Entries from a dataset
□ □ □

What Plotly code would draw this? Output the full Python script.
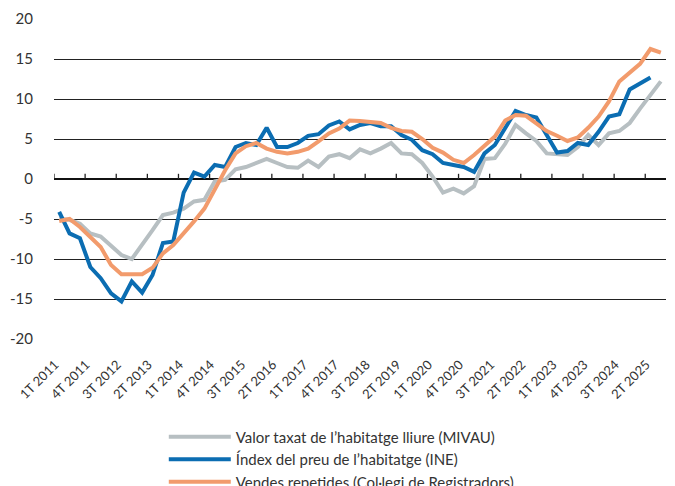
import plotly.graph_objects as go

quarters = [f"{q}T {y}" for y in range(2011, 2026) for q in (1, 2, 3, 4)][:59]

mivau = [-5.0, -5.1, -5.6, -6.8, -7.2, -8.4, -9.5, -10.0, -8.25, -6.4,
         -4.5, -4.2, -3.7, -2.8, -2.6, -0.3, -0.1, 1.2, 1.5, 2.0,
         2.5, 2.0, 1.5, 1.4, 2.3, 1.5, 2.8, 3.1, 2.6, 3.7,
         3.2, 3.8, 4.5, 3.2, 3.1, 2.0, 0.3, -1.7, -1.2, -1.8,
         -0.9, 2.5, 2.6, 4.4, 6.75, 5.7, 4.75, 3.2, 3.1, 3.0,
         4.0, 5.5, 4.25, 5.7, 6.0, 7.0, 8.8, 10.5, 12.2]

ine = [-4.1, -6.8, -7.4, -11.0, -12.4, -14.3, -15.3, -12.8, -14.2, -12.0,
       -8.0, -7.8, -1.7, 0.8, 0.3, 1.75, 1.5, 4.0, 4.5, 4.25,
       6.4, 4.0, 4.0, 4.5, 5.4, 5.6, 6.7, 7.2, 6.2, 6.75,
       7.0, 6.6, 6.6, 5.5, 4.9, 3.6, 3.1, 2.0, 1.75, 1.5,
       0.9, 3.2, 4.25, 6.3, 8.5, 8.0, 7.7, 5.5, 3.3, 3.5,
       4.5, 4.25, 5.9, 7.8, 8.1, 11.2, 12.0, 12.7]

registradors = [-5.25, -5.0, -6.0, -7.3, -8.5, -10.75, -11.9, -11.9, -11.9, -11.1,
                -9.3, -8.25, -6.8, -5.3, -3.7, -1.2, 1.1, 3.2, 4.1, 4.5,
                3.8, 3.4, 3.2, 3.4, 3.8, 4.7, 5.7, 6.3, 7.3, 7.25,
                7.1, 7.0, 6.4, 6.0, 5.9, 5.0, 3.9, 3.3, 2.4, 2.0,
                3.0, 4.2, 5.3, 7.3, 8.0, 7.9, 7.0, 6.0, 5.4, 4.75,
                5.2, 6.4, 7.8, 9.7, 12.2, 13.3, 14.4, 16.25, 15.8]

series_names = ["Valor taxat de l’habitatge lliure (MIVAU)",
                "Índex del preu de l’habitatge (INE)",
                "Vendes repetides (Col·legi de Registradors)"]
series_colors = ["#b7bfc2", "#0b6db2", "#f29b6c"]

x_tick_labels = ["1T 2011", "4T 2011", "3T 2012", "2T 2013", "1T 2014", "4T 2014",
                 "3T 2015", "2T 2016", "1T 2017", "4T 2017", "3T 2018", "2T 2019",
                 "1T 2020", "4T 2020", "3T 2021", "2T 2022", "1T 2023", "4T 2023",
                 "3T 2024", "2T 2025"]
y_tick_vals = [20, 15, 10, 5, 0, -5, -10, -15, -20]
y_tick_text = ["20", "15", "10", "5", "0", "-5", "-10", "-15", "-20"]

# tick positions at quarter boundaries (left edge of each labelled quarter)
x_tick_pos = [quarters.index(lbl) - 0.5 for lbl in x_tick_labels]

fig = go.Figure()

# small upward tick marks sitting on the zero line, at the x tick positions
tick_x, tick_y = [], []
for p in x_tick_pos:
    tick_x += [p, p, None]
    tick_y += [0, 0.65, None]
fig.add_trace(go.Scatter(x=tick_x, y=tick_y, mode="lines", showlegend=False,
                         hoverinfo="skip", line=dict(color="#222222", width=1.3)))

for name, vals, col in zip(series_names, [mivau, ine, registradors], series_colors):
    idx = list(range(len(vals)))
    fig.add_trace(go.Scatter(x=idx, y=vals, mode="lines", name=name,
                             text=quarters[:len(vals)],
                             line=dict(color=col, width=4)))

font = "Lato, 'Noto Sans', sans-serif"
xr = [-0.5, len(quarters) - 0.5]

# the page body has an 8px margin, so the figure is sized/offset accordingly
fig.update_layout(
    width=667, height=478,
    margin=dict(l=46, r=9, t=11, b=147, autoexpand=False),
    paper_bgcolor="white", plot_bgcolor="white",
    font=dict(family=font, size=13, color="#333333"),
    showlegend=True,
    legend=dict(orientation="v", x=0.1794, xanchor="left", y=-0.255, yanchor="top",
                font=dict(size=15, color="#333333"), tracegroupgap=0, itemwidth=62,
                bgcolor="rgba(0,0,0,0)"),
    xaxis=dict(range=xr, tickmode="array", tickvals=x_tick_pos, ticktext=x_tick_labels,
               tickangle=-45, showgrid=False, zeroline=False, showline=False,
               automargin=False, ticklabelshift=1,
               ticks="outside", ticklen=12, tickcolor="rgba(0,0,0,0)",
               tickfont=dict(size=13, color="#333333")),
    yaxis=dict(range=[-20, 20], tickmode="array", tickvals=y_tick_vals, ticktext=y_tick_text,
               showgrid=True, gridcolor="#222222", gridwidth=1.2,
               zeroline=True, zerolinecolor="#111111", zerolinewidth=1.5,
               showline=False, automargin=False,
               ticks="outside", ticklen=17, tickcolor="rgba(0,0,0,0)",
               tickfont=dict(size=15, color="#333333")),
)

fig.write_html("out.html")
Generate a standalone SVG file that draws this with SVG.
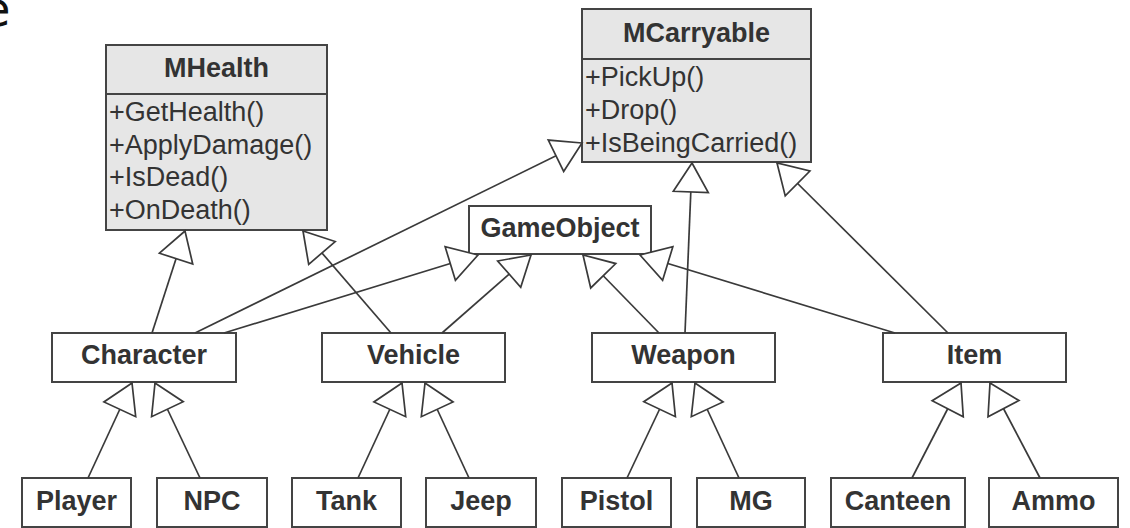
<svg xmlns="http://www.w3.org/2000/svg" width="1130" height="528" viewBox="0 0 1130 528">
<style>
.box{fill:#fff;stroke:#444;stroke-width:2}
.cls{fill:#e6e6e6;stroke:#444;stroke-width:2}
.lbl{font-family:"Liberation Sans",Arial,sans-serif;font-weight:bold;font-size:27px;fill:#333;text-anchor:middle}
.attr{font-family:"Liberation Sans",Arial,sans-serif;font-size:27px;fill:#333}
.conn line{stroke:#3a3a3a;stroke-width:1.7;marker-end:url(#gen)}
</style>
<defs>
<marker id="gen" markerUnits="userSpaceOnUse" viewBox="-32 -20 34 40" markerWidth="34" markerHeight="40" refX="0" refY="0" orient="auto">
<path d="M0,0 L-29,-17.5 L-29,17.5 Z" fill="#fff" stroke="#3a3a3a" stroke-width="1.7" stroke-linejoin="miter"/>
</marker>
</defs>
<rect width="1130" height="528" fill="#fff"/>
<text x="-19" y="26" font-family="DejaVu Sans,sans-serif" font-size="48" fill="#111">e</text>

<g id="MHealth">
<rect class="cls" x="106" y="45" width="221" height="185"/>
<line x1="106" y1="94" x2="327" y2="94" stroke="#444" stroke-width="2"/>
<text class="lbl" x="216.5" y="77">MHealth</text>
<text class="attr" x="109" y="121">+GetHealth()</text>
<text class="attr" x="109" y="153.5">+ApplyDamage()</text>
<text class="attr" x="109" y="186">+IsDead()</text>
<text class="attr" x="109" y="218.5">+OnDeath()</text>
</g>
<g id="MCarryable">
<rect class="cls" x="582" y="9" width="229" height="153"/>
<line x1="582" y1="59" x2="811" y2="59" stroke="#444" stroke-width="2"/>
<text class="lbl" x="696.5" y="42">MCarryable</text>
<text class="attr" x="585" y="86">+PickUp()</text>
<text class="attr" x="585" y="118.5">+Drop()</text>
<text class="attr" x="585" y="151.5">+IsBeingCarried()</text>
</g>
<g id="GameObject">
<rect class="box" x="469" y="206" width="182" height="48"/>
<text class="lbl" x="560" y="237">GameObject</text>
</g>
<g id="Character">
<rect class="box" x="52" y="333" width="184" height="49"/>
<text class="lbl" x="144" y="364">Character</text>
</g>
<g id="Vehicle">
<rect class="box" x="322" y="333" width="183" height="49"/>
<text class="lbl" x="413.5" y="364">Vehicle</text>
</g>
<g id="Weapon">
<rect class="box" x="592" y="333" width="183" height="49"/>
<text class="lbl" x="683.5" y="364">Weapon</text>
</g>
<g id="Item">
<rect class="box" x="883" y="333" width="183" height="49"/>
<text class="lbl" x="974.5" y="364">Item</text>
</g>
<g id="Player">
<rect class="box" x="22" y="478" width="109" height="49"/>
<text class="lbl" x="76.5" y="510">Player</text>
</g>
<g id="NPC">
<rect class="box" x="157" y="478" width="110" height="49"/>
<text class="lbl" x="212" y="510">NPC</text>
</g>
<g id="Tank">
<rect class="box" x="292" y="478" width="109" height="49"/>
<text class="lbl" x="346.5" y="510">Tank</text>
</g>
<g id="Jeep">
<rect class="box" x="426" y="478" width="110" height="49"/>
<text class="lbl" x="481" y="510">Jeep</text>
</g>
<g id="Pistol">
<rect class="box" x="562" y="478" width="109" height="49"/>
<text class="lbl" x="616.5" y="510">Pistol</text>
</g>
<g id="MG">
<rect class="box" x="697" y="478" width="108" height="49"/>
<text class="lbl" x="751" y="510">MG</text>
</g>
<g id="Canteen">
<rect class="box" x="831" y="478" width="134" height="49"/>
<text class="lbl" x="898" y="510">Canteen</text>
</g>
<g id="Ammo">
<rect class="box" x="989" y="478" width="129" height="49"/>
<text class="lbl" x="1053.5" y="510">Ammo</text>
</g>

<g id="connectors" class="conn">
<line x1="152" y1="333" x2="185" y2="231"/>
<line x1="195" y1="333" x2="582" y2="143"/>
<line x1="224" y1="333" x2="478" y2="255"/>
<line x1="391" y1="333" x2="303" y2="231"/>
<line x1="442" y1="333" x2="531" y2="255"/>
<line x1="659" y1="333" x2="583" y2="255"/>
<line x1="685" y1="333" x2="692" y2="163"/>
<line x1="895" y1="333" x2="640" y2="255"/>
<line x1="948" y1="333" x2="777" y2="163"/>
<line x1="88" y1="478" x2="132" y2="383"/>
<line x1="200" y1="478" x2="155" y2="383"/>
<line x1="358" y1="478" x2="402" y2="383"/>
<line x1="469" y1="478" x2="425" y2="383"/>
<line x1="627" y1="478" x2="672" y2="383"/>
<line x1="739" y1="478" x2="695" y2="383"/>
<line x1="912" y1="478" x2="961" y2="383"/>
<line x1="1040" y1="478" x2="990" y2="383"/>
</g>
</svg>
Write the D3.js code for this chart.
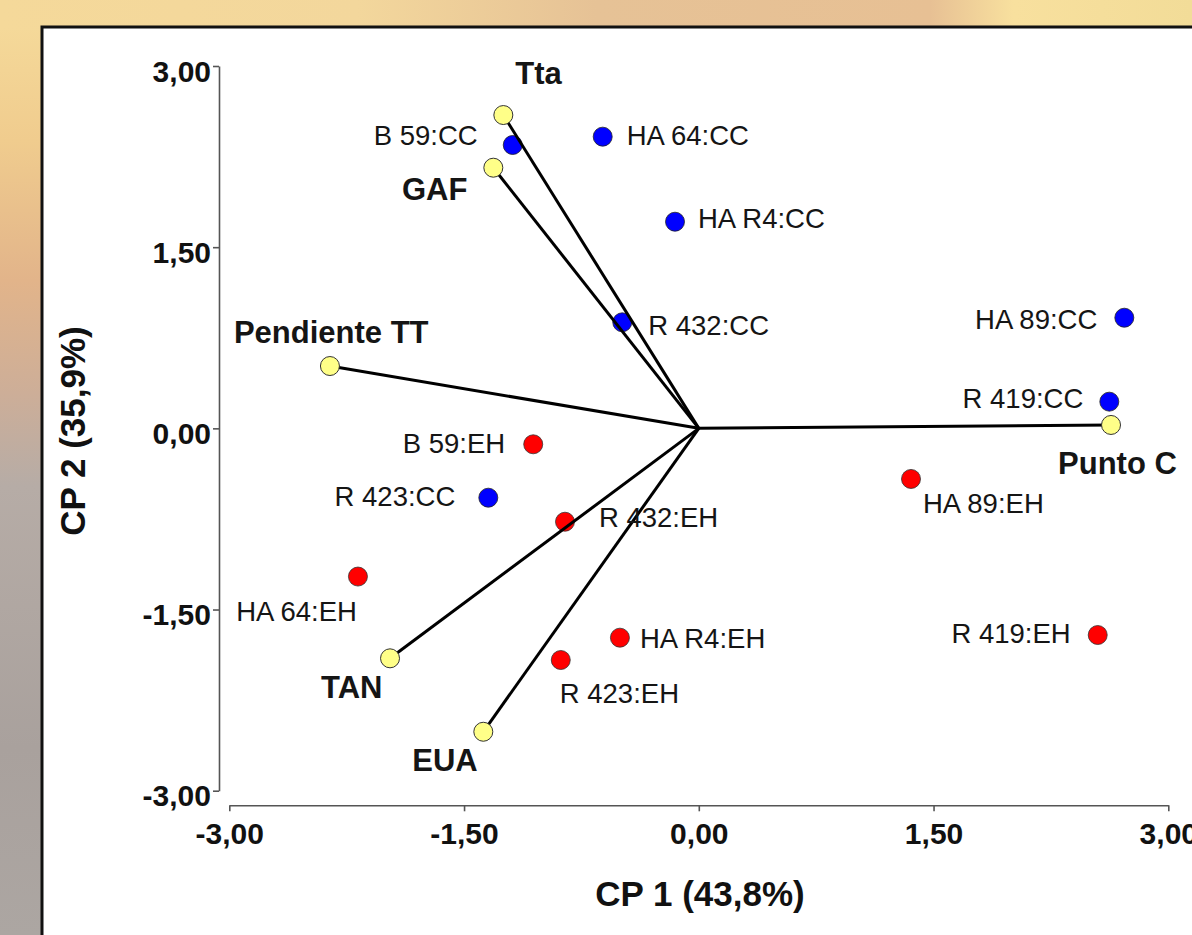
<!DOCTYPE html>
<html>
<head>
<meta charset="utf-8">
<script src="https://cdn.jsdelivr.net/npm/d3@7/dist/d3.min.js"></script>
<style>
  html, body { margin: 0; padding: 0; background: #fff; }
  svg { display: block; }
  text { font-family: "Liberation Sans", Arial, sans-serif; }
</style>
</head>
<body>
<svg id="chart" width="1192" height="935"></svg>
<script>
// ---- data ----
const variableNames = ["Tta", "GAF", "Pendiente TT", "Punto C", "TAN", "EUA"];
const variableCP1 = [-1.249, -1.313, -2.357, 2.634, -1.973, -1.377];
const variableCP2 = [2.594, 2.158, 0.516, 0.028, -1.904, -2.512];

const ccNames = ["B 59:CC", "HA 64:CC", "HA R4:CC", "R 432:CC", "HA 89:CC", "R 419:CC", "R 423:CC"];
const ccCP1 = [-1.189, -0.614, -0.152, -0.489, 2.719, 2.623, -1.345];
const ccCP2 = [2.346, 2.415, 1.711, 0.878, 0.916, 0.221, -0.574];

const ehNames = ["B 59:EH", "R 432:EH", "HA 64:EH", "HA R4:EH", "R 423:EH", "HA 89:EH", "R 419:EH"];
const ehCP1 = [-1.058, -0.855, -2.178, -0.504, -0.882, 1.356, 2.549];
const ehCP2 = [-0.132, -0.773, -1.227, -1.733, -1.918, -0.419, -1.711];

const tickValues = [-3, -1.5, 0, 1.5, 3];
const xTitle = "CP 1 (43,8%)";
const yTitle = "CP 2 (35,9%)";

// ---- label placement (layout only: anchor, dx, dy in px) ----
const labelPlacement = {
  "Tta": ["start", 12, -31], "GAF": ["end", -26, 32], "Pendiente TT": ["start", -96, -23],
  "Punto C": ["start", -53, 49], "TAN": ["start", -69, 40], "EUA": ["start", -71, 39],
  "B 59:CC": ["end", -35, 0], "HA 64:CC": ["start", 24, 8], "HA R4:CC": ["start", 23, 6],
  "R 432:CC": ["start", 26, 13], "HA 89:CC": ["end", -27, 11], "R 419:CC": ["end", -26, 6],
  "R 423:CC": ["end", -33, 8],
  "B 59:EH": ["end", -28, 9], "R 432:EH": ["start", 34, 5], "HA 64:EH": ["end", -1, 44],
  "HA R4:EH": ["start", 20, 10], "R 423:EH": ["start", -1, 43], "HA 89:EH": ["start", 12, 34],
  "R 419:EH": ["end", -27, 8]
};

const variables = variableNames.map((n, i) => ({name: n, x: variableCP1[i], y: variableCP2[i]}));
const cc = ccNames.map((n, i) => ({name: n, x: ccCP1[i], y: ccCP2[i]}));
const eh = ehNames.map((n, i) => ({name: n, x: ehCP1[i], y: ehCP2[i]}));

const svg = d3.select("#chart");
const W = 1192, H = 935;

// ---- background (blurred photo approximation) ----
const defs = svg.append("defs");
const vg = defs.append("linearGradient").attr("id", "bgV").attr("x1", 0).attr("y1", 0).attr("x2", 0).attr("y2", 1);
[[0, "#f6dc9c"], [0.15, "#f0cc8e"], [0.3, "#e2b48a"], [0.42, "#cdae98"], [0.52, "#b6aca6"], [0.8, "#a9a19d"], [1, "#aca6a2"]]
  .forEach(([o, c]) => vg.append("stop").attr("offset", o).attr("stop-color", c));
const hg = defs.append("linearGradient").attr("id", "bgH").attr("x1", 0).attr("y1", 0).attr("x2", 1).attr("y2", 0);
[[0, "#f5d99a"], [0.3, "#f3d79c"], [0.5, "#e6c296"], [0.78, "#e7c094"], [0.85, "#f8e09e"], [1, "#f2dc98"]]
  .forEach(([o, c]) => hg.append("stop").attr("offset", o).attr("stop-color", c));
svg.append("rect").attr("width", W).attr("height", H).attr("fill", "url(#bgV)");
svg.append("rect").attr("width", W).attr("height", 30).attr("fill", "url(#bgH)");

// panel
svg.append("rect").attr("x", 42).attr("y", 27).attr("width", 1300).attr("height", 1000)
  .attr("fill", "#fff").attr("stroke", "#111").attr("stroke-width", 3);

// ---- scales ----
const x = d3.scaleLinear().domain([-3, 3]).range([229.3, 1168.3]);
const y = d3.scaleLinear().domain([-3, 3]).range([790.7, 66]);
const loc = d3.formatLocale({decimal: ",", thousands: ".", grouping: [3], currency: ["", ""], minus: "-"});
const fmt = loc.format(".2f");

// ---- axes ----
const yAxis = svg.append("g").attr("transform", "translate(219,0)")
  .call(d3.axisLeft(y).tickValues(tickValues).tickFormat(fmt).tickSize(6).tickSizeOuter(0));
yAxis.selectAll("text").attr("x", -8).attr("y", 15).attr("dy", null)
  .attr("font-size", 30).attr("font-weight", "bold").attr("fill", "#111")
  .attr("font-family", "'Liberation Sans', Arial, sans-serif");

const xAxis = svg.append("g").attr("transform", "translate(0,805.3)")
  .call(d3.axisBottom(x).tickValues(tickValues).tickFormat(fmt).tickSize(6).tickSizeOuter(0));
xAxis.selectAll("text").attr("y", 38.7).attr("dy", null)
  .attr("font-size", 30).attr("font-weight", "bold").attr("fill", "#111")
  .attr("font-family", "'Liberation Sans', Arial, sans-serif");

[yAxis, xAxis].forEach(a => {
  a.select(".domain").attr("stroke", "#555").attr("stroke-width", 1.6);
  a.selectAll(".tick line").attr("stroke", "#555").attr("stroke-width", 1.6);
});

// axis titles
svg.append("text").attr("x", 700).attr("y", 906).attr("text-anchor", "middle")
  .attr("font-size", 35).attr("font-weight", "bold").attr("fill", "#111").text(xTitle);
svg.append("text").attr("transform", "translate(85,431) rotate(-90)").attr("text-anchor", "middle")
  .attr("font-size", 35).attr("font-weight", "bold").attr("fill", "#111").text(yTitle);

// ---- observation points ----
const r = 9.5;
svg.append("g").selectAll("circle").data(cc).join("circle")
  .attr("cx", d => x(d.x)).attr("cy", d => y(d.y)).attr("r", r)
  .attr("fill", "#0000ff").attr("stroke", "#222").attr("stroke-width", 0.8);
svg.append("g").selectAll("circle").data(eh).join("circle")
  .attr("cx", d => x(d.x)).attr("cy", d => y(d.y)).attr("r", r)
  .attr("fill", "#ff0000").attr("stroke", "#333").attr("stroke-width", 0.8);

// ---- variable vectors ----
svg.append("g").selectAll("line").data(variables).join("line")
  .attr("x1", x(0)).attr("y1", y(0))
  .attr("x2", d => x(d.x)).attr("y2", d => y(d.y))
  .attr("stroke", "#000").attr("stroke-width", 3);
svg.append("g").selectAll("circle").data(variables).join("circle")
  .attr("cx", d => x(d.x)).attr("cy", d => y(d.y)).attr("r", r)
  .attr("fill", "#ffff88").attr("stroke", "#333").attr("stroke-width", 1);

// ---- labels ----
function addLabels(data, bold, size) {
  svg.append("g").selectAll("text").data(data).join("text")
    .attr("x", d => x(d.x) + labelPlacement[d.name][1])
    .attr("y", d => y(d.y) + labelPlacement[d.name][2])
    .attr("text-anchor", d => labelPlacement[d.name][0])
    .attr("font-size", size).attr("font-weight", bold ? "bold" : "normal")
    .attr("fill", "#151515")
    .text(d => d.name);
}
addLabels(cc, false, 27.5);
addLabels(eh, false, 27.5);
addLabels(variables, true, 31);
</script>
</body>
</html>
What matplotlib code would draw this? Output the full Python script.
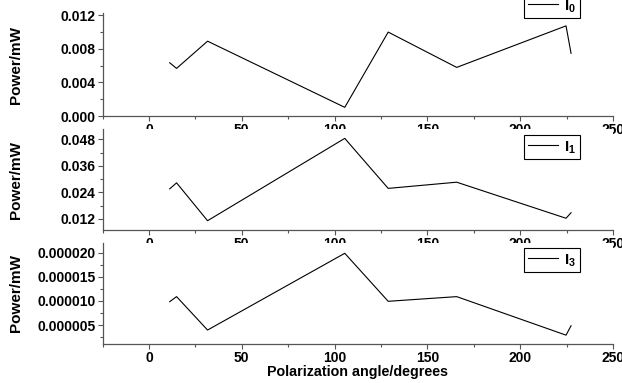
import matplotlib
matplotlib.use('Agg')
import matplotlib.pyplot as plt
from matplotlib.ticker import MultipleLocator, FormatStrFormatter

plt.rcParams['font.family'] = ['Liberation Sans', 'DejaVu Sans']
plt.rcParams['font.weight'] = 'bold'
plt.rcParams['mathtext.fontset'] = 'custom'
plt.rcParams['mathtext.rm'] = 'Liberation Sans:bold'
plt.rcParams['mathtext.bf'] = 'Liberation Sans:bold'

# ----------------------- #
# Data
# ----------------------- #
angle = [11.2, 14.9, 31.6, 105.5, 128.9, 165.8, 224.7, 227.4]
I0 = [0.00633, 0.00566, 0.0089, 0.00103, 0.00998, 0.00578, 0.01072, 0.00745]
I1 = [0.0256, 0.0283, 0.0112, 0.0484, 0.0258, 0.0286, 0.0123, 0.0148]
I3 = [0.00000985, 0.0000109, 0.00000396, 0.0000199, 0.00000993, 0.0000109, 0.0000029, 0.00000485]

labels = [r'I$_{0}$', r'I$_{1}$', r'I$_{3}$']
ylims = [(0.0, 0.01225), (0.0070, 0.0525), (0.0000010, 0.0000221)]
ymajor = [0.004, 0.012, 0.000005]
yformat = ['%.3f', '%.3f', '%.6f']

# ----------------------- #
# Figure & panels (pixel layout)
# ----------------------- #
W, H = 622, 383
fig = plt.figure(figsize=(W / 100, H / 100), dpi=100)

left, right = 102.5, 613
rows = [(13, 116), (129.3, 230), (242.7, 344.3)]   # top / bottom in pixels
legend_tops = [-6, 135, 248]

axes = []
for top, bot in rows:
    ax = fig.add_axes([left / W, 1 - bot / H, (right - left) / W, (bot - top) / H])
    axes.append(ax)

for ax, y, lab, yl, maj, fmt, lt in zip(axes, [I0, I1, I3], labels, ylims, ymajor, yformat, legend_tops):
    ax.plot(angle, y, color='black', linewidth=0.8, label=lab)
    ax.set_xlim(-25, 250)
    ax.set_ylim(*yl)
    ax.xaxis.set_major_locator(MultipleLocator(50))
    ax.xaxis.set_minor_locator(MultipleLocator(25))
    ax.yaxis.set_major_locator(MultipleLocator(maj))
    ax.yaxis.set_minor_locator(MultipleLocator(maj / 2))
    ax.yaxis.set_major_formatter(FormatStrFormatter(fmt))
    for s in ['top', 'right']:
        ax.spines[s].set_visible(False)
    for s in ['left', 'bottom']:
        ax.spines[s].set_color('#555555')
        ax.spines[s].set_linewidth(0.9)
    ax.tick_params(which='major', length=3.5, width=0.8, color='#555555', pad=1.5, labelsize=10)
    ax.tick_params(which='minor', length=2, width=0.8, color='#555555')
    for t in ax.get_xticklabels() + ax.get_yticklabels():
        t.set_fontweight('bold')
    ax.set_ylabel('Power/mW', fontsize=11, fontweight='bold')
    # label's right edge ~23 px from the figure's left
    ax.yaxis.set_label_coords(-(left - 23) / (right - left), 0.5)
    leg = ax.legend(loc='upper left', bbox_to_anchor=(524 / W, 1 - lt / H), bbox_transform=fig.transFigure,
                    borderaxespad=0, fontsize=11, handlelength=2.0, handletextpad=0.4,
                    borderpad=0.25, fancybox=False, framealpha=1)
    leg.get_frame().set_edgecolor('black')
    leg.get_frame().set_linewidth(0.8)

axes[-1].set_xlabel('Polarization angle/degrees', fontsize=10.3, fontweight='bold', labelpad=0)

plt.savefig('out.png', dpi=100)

□ □ □

Task details
Report the number of lines that include the string "code"; return nothing but the count.

In response
3